To use the database, two methods are possible. The first method will be to create the database locally and then to populate it with the data. With this method you will then be able to use the data either on R, QGIS or PostgreSQL. The second method will be to use data straight from parquet files. No database will be created. Data will be pulled from files ensuring a good efficiency and quicker computation. Data will be usable within QGIS or R.

1st method : creating the database locally

Creation of the PostgreSQL database

First you will have to launch postgres through the terminal using this command.

Starting postgres

psql -U postgres

Once psql running you will have to follow those steps.

Creation of the diaspara database

-- 1. Database creation
CREATE DATABASE diaspara;

-- 2. Connection to the database
\c diaspara

-- 3. Role diaspara_admin creation with password
DO $$
BEGIN
    IF NOT EXISTS (SELECT FROM pg_roles WHERE rolname = 'diaspara_admin') THEN
        CREATE ROLE diaspara_admin WITH LOGIN PASSWORD '*********';
    END IF;
END$$;

-- 4. Granting privileges to diaspara_admin
GRANT ALL PRIVILEGES ON DATABASE diaspara TO diaspara_admin;
ALTER DATABASE "diaspara" OWNER TO diaspara_admin;

-- 5. Creating a user role
DO $$
BEGIN
    IF NOT EXISTS (SELECT FROM pg_roles WHERE rolname = 'user') THEN
        CREATE ROLE user WITH 
            NOSUPERUSER
            CREATEDB
            CREATEROLE
            INHERIT
            LOGIN
            CONNECTION LIMIT -1;
            ALTER ROLE user WITH password '*****************';
    END IF;
END$$;

GRANT diaspara_admin TO "user";

-- 6. Managing extension
CREATE EXTENSION postgis SCHEMA "public";

-- 7. Exiting psql
/q

Download PostgreSQL data from Zenodo

Once the DB is created we can now populate it with the data. They are available on Zenodo. Files that will be of use in this first part will be the .pgc files. You can either download all of them if you wish to retrieve the whole network, or download the area that you need. Once the files are downloaded you will have to open a powershell terminal and change your root directory to where you have the downloaded files using the command cd C:/path/to/my/folder. If you wish to restore the whole database, you will be able to simply use the code from the next chunk.

Restoring .pgc files

# File list to restore
schemas=(
  h_adriatic
  h_baltic22to26
  h_baltic27to29_32
  h_baltic30to31
  h_barents
  h_biscayiberian
  h_blacksea
  h_celtic
  h_iceland
  h_medcentral
  h_medeast
  h_medwest
  h_norwegian
  h_nseanorth
  h_nseasouth
  h_nseauk
  h_southatlantic
  h_southmedcentral
  h_southmedeast
  h_southmedwest
  h_svalbard
)

echo "Starting restoration......"

for schema in "${schemas[@]}"
do
  file="${schema}.pgc"
  echo "Restoring $file..."
  pg_restore -U postgres -d diaspara -n "$schema" "$file"
done

echo "Restoration done."

Otherwise, if you wish to restore the database only partially, you will have to specify which files you want to restore : e.g. pg_restore -U postgres -d diaspara -f h_med_central.pgc.

Once the files are restored, you should now be able to access to the data straight from DBeaver, once you created the connection to the DB.

Using the data

PostgreSQL

New connection New psql connection

I would recommend to create two connections.
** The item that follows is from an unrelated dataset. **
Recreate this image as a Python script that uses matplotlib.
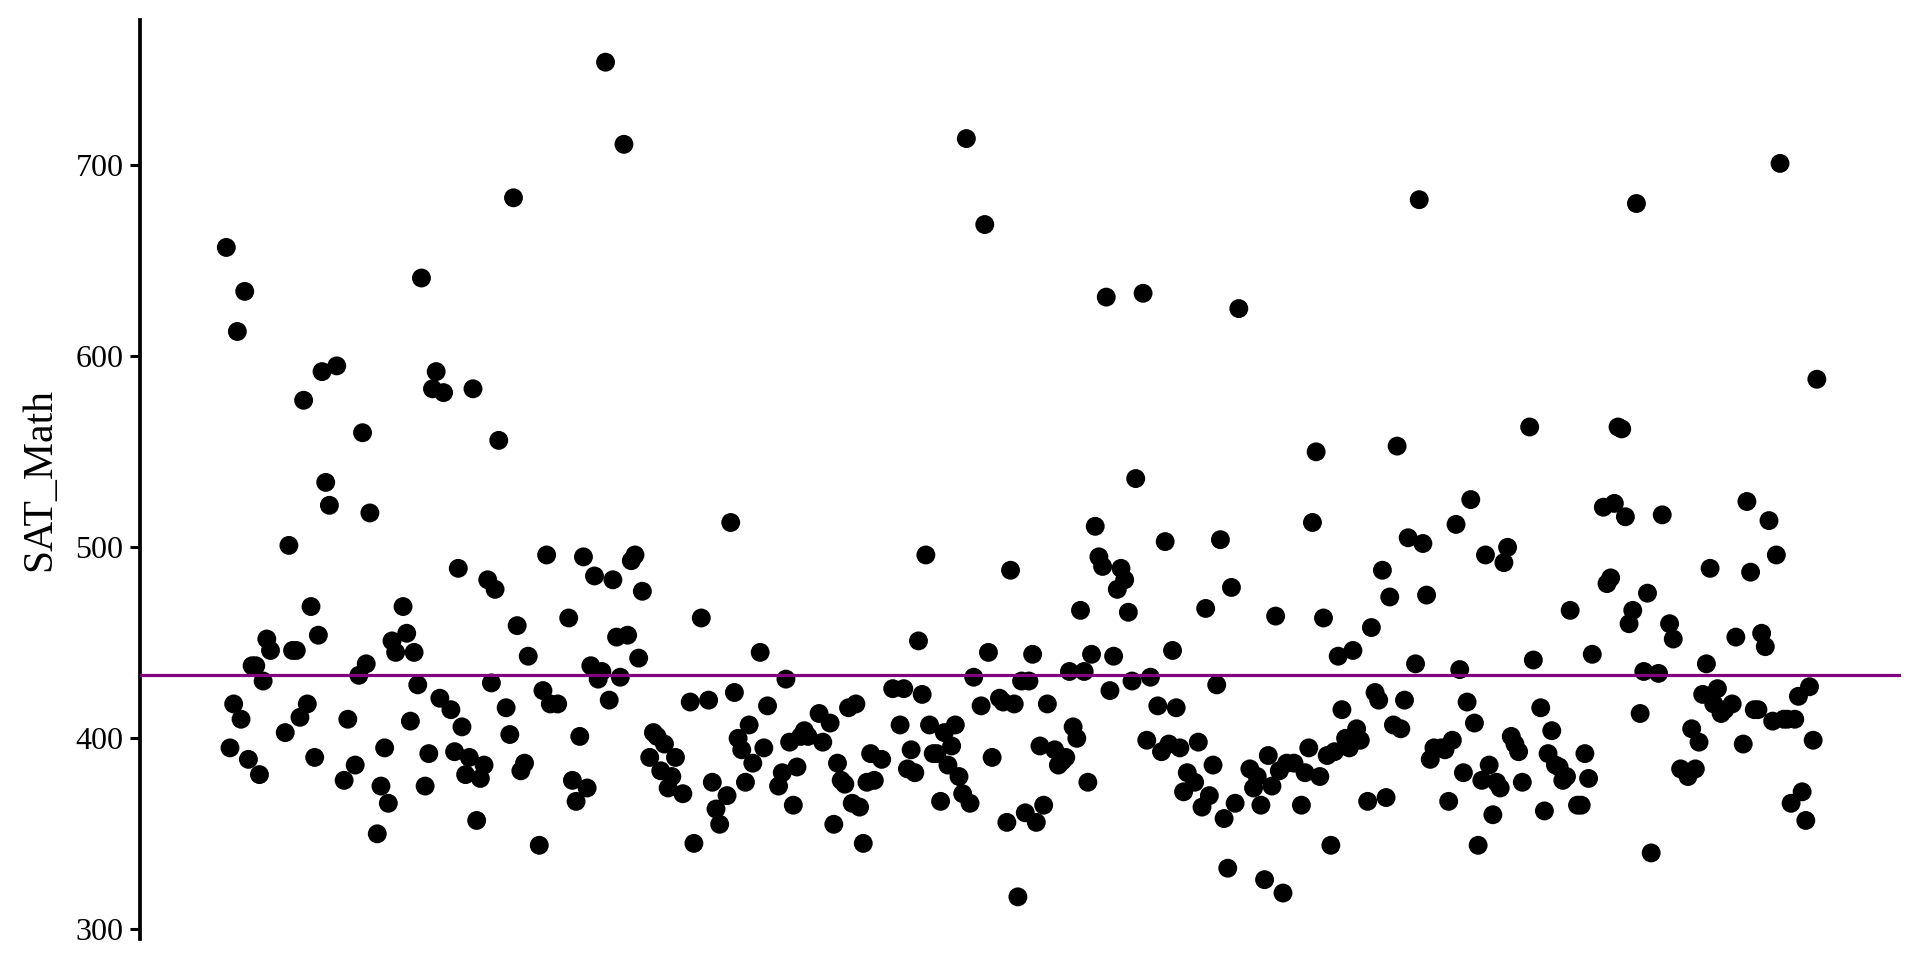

One using postgres (superuser) and one with the user profile that you set up earlier.

Connection parameters

Host : localhost
Database : diaspara
User : postgres / user
Password : ******

Once the connection set up you will be able to create your own queries on the data with DBeaver.

R

To use data from the psql DB straight from R you can use the DBI package. I will briefly explain how to use the main features of the package but more details are available in the doc.

Connecting to the DB

Code to set up connection to the database

install.packages("DBI")
install.packages("RPostgres")
library(DBI)
library(RPostgres)

# Create a connection to a PostgreSQL database
con <- dbConnect(
  RPostgres::Postgres(),
  dbname = "diaspara",
  host = "localhost",
  port = 5432,
  user = "postgres" or "user",
  password = "*******"
)

Reading the data

dbReadTable can be used to read complete tables from the DB. dbGetQuery can be used to retrieve specific data from a table. It will return the result of the SQL query. No modification can be applied with this function.

Reading data

# Read entire table
data <- dbReadTable(con, "your_table")

# Or run a custom query
result <- dbGetQuery(con, "SELECT * FROM your_table WHERE value > 100")

Modifying the data

dbWriteTable can be used to create a new table, importing data from outside the DB. dbRemoveTable can be used to delete a table. dbExecute can be used to modify the DB using a SQL query. When using it be very careful and be sure of what you are doing. Changes are permanent.

Writing data

# Create a new table from a data frame
dbWriteTable(con, "new_table", data_frame, overwrite = TRUE)

# Delete a table
dbRemoveTable(con, "new_table")

# Or send any SQL command
dbExecute(con, "DELETE FROM your_table WHERE value < 0")

Disconnecting from the DB

Once you are done, you should disconnect from the database using this function.

Disconnect from the DB

dbDisconnect(con)

QGIS

QGIS connection parameters

Name : Name that will appear in your list
Host : 127.0.0.1 (localhost)
Port : 5432
Data base : diaspara

For every connection a password will be asked to you. You can otherwise store your credentials within QGIS if you wish to have it automatically filled. Once the connection is successful, you have access to all the schema within your database. Although only tables with geometries will appear. Modifications that you may do within QGIS can be saved straight onto the database.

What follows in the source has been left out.